Saracens have about as much chance of beating Munster in their Heineken Cup semi-final in Coventry today as they had of beating the Ospreys in the last eight. No, it doesn't make much sense to Alan Gaffney either, and he has the job of coaching a team who don't know whether they are coming or going.
The only certain thing about the Sarries is the uncertainty: nobody knows for sure when and where they will turn up. After being outplayed by the Ospreys in the semi-finals of the EDF Energy Cup in Cardiff, where they managed to score all of three points in 80-odd minutes, Saracens were barely given a prayer when the teams met again a week later.
Yet with a place in the last four of Europe beckoning, they turned in one of the performances of the season. The Ospreys, aka Wales, were as stunned as everybody else. Then, of course, Saracens reverted to type, getting smashed by Gloucester and Wasps in the Guinness Premiership. Their defence disappeared.
"For a while it was embarrassing," Gaffney confessed. "There were monumental individual errors. I'd love to know why we're so inconsistent but I haven't got a straightforward answer. It is bemusing and frustrating, and none of us, and that includes the players, can put our fingers on it.
"It is not a lack of willingness or effort. Maybe it's a mental thing. I would like to hear a psychologist's view on the matter. We would love to be where Wasps and Leicester are, andit's something that's got to be addressed for the future."
Wasps and Leicester would love to be in Sarries' shoes today. As for the future, the 61-year-old Gaffney is embarking on a unique rugby experiment. In August, he rejoins Leinster on a two-year deal to work as the backs coach with Michael Cheika while Eddie Jones takes over full time at Saracens. But Gaffney will continue to see Sarries on a part-time consultancy basis.
"As long as there is no conflict of interest," said Gaffney, who will move from Hertfordshire to Dublin, "we will share information between the two clubs and exchange ideas. It will be like an extension of a seminar. We're all continuing to learn."
It has come about because of the Randwick factor. Gaffney used to coach the Sydney club where Jones and Cheika were former team-mates. He coached Leinster in 2001 before taking over at Munster the following year. He left after three seasons to become Jones's assistant with the Wallabies. It's a very small world. Declan Kidney, Munster's coach who is set for promotion to the Ireland job, was partly responsible for Gaffney's move to the Irish province. "Declan is a good friend and he recommended me to Munster," Gaffney said. "It makes our meeting more intriguing."
Saracens have little or no Heineken Cup history to talk of; Munster live and breathe for the thing, and at the Ricoh Arena the province's support will, asalways, be red, raucous and rampant. Reaching the knockout stages is almost a divine right.

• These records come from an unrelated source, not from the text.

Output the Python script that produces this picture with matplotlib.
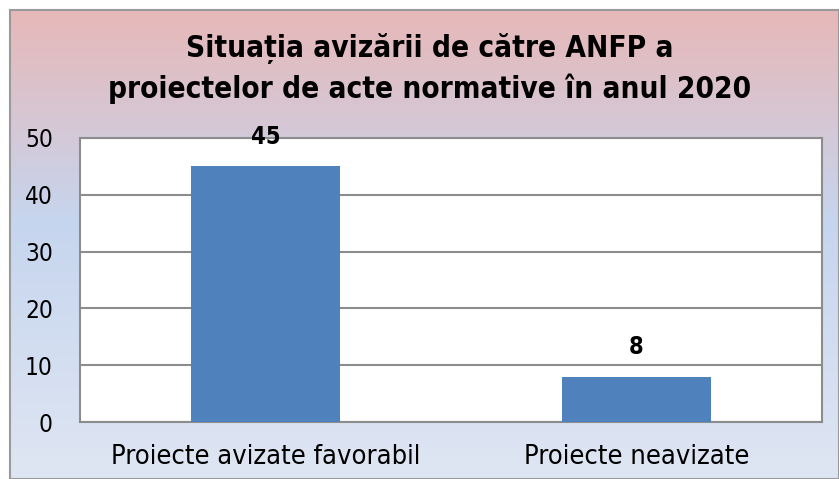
import matplotlib
matplotlib.use("Agg")
import matplotlib.pyplot as plt
import numpy as np
from matplotlib.colors import LinearSegmentedColormap

categories = ["Proiecte avizate favorabil", "Proiecte neavizate"]
values = [45, 8]
yticks = [0, 10, 20, 30, 40, 50]
title = "Situația avizării de către ANFP a\nproiectelor de acte normative în anul 2020"

FAM = "DejaVu Sans"
STRETCH = "condensed"

W, H = 839, 479
fig = plt.figure(figsize=(W/100, H/100), dpi=100)
fig.patch.set_facecolor("white")

# background frame with gradient
bx0, by0 = 10/W, 0.0
bx1, by1 = 1.0, 1 - 10/H
bg = fig.add_axes([bx0, by0, bx1-bx0, by1-by0])
cmap = LinearSegmentedColormap.from_list(
    "g", [(0.0, "#e7b8b8"), (0.45, "#c6d5ee"), (1.0, "#dfe6f3")])
grad = np.linspace(0, 1, 256).reshape(-1, 1)
bg.imshow(grad, aspect="auto", cmap=cmap, extent=[0, 1, 0, 1], origin="upper")
bg.set_xticks([]); bg.set_yticks([])
for s in bg.spines.values():
    s.set_color("#9a9a9a"); s.set_linewidth(1.5)

fig.text(430/W, 1 - 68.5/H, title, ha="center", va="center", fontsize=21.3,
         fontweight="bold", linespacing=1.38, family=FAM, fontstretch=STRETCH)

# plot area
px0, px1 = 80, 822
py0, py1 = 138, 422
ax = fig.add_axes([px0/W, 1 - py1/H, (px1-px0)/W, (py1-py0)/H])
ax.set_facecolor("white")
x = np.arange(len(categories))
bars = ax.bar(x, values, width=0.4, color="#4f81bd", zorder=3)
ax.set_xlim(-0.5, 1.5)
ax.set_ylim(0, 50)
ax.set_yticks(yticks)
ax.set_yticklabels([str(t) for t in yticks], fontsize=17.5, family=FAM,
                   fontstretch=STRETCH)
ax.set_xticks(x)
ax.set_xticklabels(categories, fontsize=19.5, family=FAM, fontstretch=STRETCH)
ax.tick_params(axis="both", length=0)
ax.tick_params(axis="y", pad=19.5)
ax.tick_params(axis="x", pad=16)
ax.grid(axis="y", color="#8c8c8c", linewidth=1.5, zorder=1)
for s in ax.spines.values():
    s.set_color("#8c8c8c"); s.set_linewidth(1.5)
for b, v in zip(bars, values):
    ax.annotate(str(v), (b.get_x() + b.get_width()/2, v), xytext=(0, 21.5),
                textcoords="offset points", ha="center", va="center",
                fontsize=17, fontweight="bold", family=FAM,
                fontstretch=STRETCH, annotation_clip=False)

fig.savefig("out.png", dpi=100)
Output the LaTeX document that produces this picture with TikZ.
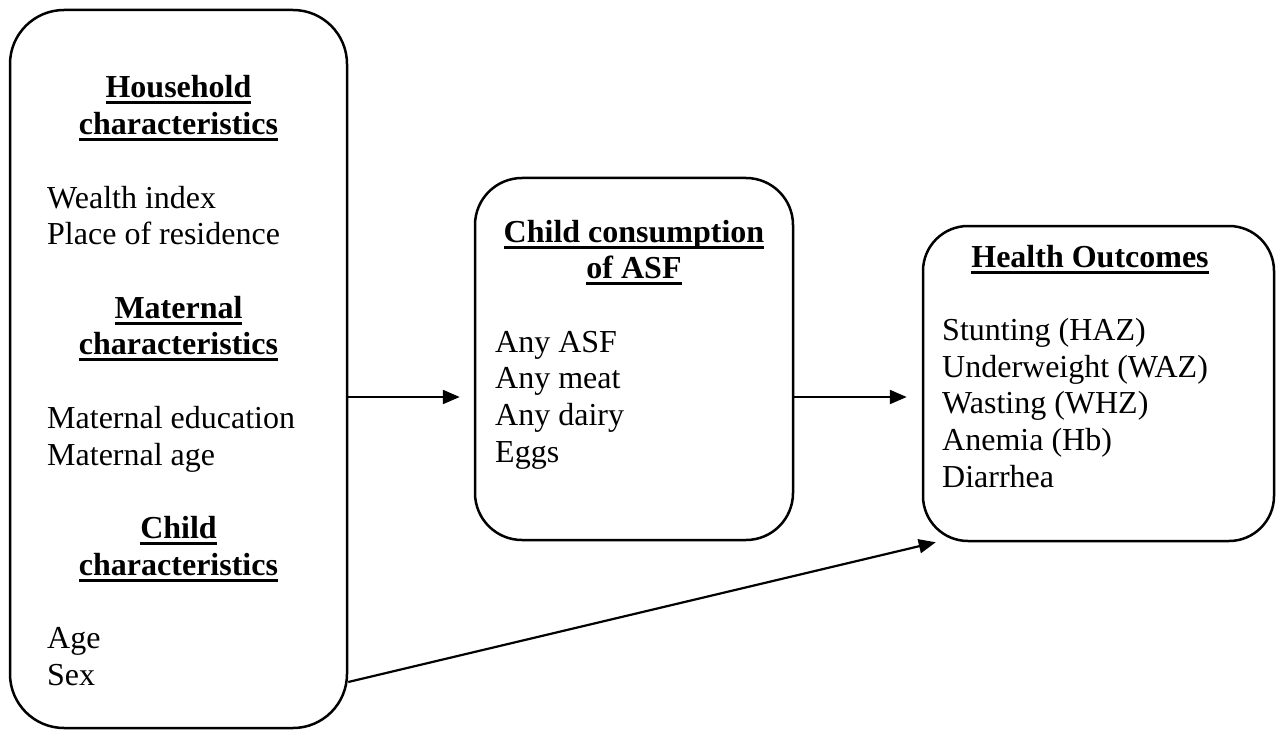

"Munster have come a long way since I was there," Gaffney said. "I understand their mindset. They are self-driven, have camaraderie in bucketfuls and are totally focused." Qualities that Sarries do not possess? "Part of our problem has been getting the balance of the squad right. We need more leaders on the pitch. When Martin Johnson won the World Cup for England he had leaders all around him. You need players to take responsibility and to live with it." Hence the signing for next season of two captains, Steve Borthwick of Bath and Michael Owen of the Newport-Gwent Dragons.
Unfortunately for Saracens, two players Gaffney had in mind as officer material, Chris Jack and Andy Farrell, are injured and out for the season. They do, however, have the remarkable Richard Hill, who has managed to keep his body together long enough for one last stand.
The former England flanker's display in the quarter-final victory over the Ospreys was a wonder to behold. "Richard is an extraordinary man and a player who would walk into any world XV," Gaffney said.
"I know the enormity of the task but Munster are human and sometimes funny things happen to humans when you put them under pressure. When I was at Munster it was a joy coaching them. I know their strengths but they are not unbeatable. We're in with a shout. We've got it in us to make a real fist of this."
But, for crying out loud, this is Saracens, Osprey-catchers one week, Wasp-stung the next. "I know," Gaffney acknowledged. "In many ways it's been an infuriating season, but we may get the answer fairly soon."